Mittwoch, 8. April 2015

"Hangover in High Heels"

Kehrtwende vom Experimentellen zum Populären: Handelte es sich bei dem Kurzfilm des letzten Beitrags um ein ästhetisch eher ungewohntes Werk, thematisiert dieser Beitrag in diesem Sinne das genaue Gegenteil. Die Rede ist von der SAT.1 Eigenproduktion Hangover in High Heels (Deutschland 2015, R.: Sven Bohse), die vor kurzem Fernsehpremiere feierte und nicht nur namentlich eng an die Hollywoodproduktion The Hangover (USA/DE 2009, R.: Todd Phillips) angelehnt ist. Getreu dem Namen überrascht auch die Eröffnungsszene des Filmes wenig, welche in The Hangover lediglich etwas später zu finden ist und dort wiederum Assoziationen an unter anderem Fear and Loathing in Las Vegas (USA 1998, R.: Terry Gilliam) wachruft.
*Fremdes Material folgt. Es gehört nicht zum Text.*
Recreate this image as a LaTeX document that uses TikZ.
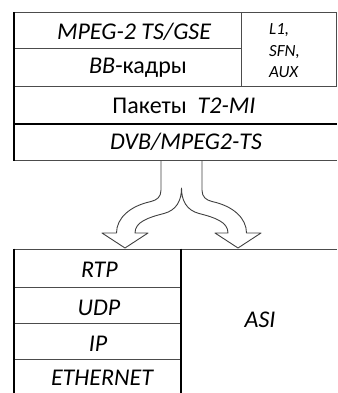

Alle diese Szenen präsentieren das Aufwachen von Protagonisten, die am Abend zuvor einen ausschweifenden (Drogen)Rausch erlebt haben und in diesen ersten Momenten des Erwachens zwischen Orientierungslosigkeit und Klarheit schwanken. Oft liegen die Erinnerungen (noch) im undurchsichtigen Nebel der Ausschweifung der letzten Nacht, nur langsam beginnt ihr Verstand wieder einzusetzen und Prozesse der Verortung einzuleiten. Die Szenerie ist hierbei oftmals ein Hotel, welches als Transitort wohl nicht ganz zufällig gewählt ist. Die Protagonisten befinden sich oftmals auf einer Reise (typischer Weise nach Las Vegas), dank derer sie die alltäglichen Hemmungen erst fallen lassen und sich dem Rausch ganz hingeben können. Das Hotelzimmer hält hierbei einerseits als klar umgrenzter Ort die Ordnung aufrecht, gleichzeitig wird das Hotelzimmer im Verlauf des Abends selbst zum Ort der Verwüstung, wenn sich die Protagonisten auch einmal in Rockstarmanier ausleben wollen. Der Ort des Hotels ist also selbst einem Wandel unterworfen, wobei er durch seinen planmäßigen Aufbau und durch die Routine des Reinigungspersonal in der Regel immer wieder schnell in seinen Ausgangszustand zurückversetzt werden kann, die Spuren des Ausschweifens also zumindest räumlich restlos getilgt werden können. Das Hotel hat jedoch auch ganz konkrete Bedeutung für die Handlung: Durch ihr neutrales Aussehen können sich die Protagonisten in den Räumen zumindest in den ersten Momenten des Erwachens nicht verorten, sie finden sich an einen fremden Ort wieder, der erst durch ihre wiederkehrende Erinnerung geographisch bestimmt werden kann. Hangover in High Heels variiert nun diese Szenerie leicht, aus dem Hotelzimmer wird die Dachterrasse eines Hotels:
Abbildung 1: Eingangssequenz 'Hangover in High Heels' (Deutschland 2015, R.: Sven Bohse). Zusammenstellung von Henrik Wehmeier.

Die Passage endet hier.